Mathematical expression of the temperature profile and experimental determination of compression heating of ethylene glycol during high hydrostatic pressure processing

Abstract

In this study, we aimed to describe the temperature profile in the pressure vessel and the compression heating during high hydrostatic pressure (HHP) processing. Regression coefficients (R 2), root mean square error ({RMSE}) values and residual plots suggested that fourth-order polynomial function produced reasonable fits to define the temperature profile for all the pressures studied (300–600 MPa). If all the coefficients of this empirical model are determined, initial and final temperatures, a value close to the treatment temperature and maximum temperature reached during pressurization can be obtained or calculated theoretically.

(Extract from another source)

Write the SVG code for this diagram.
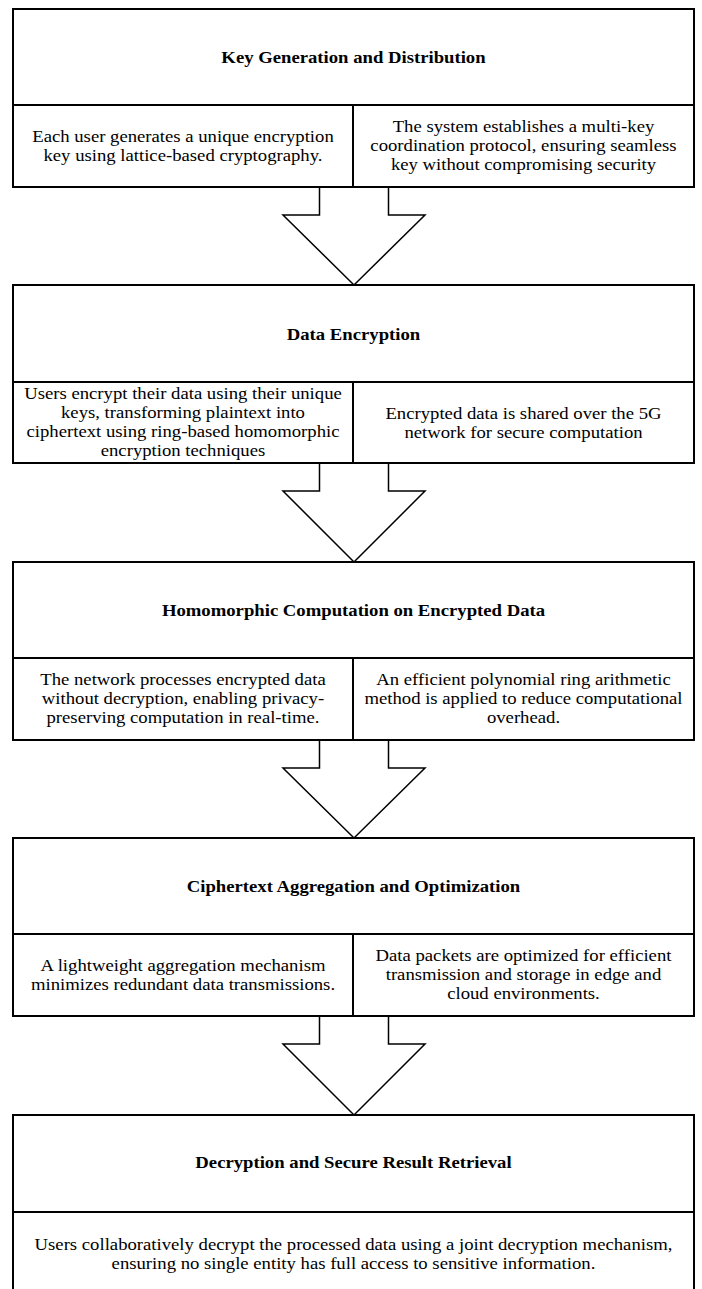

Temperature increase of the pressure transmitting fluid (ethylene glycol) at different inital temperatures (−2.5 to 17.5 °C) and at the pressure range studied showed linear dependence with pressure. Maximum temperature increase (about 20 °C) was observed at 600 MPa and at initial temperatures of 14 and 17.5 °C. Minimum temperature increase (about 10 °C) was observed at 300 MPa and at initial temperatures of−2.5 and 8.5 °C. Although compression heating of ethylene glycol highly depends on the applied pressure, it was observed that it has little dependence to initial temperature.